A company that rents digital message boards to schools said it has removed a series of slides featuring Boris Johnson after complaints from parents.
The slides, showing a brief biography of Johnson – including one stating “He wants to unite the UK” – were raised in the House of Commons by Stella Creasy, the Labour MP for Walthamstow, in north-east London, after parents in her constituency complained on social media about seeing the images at a local primary school.
Phil Austin, the chief executive of Anomaly, the company that rents the 2 metre high displays to schools in England and Wales, said the slides were uploaded at the start of the month.
“We’re operating in thousands of schools and we’ve never had a complaint about content until today,” said Austin, who added the slides had now been deleted.
The displays allow schools to broadcast their own announcements and videos for pupils and parents, while the company provides general interest content, such as informational videos on yoga, mental health and chickenpox.
The cause of the controversy were three slides, out of nine, featuring Johnson, which Austin estimated would have appeared on screen for only 15 seconds.
One slide reads: “He has made promises about public services” and: “He has promised to put more money into schools, more money into the NHS and 20,000 police officers back on the streets.”
Another slide says: “He wants to unite the UK” with a union jack in the background.
A third shows a picture of MPs in the House of Commons debating chamber, with the caption: “Brexit was supposed to happen on 29th March 2019 but politicians have been unable to agree a deal on the best way to do it” and: “He [Johnson] promised Brexit would be done.”
Austin said the series also included a slide showing anti-Brexit protests which stated that “not everybody” agrees with Johnson.
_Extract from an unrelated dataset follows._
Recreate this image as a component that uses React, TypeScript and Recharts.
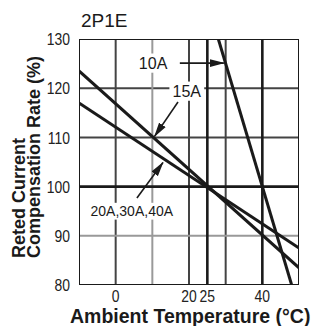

Another slide showed Johnson when he was famously stuck on a zip wire, captioned: “People have many different views about Boris Johnson because of his political views, plans for Brexit, personality, dress sense and past behaviour.” Austin said the series also showed other prime ministers, including John Major.
Austin said his company had been inundated with media inquiries since the images appeared on social media, and he apologised for causing distress.
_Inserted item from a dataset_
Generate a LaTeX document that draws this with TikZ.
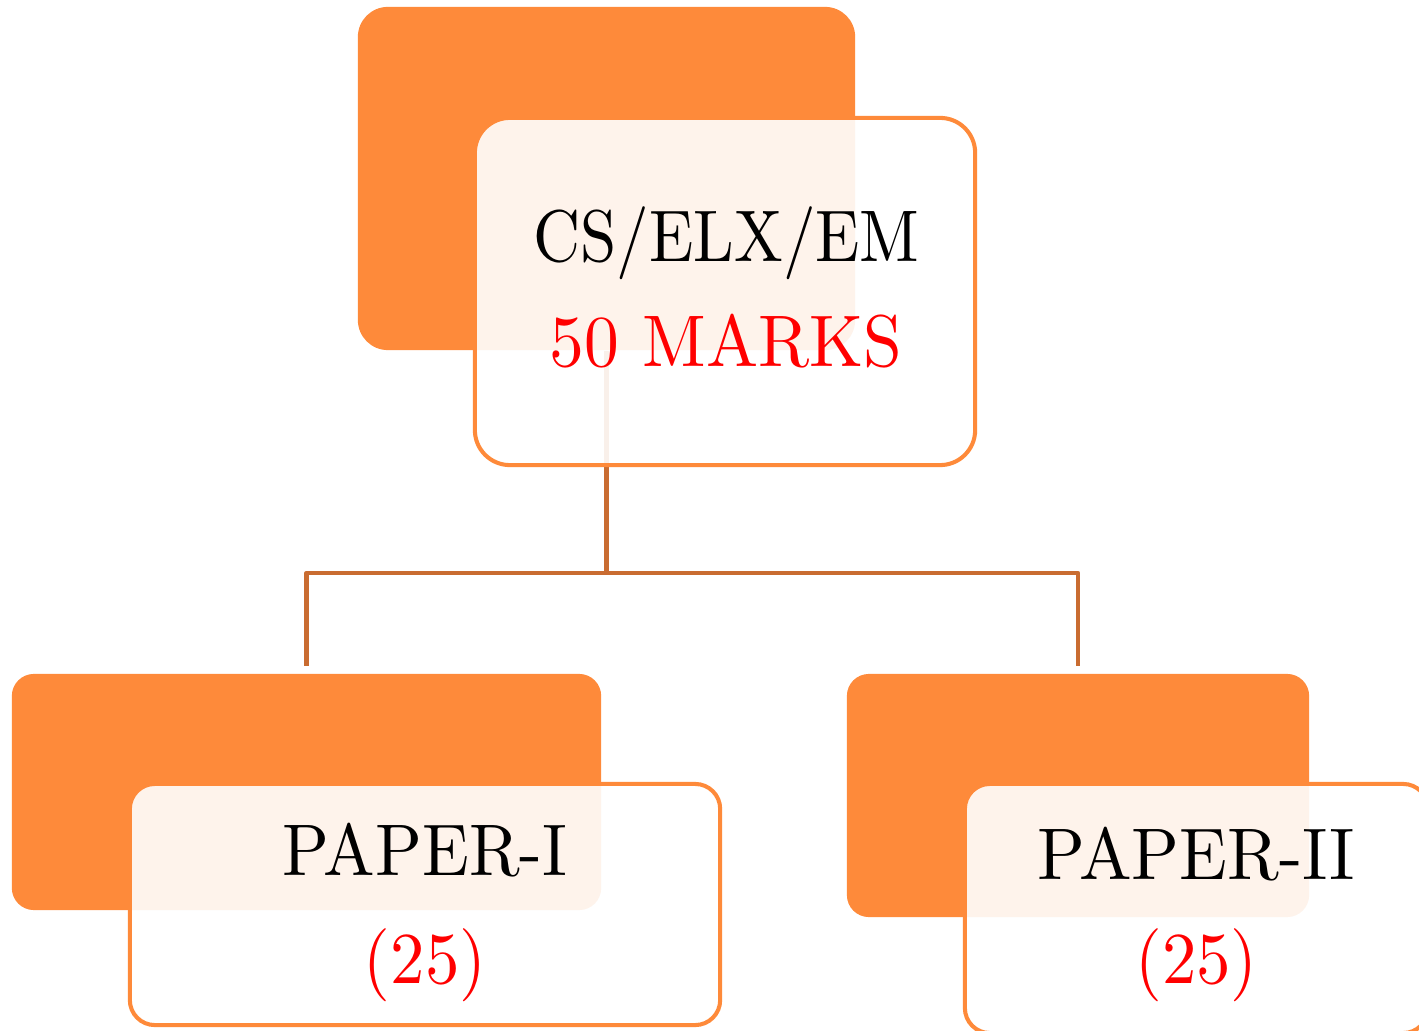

“I’d like to say that describing the prime minister as not popular with everybody, with anti-Brexit protests in the background, is not pro-Brexit,” said Austin, who said he had “no interest” in politics and did not vote in the 2016 referendum.
On Wednesday evening, after the Commons reconvened following the supreme court decision that prorogation was unlawful, Creasy asked Johnson: “Given the amount of money this government is spending on Brexit adverts, can he at least reassure Walthamstow residents that in this instance it wasn’t his doing? And give his personal pledge that our primary schools will remain Brexit propaganda-free zones?”
Johnson replied: “Obviously the honourable lady is bringing me news about the schools in her constituency.”
Anomaly’s websites said the displays had been “instrumental in helping schools improve their Ofsted grading”. The company lists their benefits as “engaging pupils to understand fundamental British values” and “safeguarding children from extremism and radicalisation”, two areas under scrutiny by Ofsted and the Department for Education in England.
Austin said the service in schools did not show adverts or use paid content. The government said it had no involvement with the slides.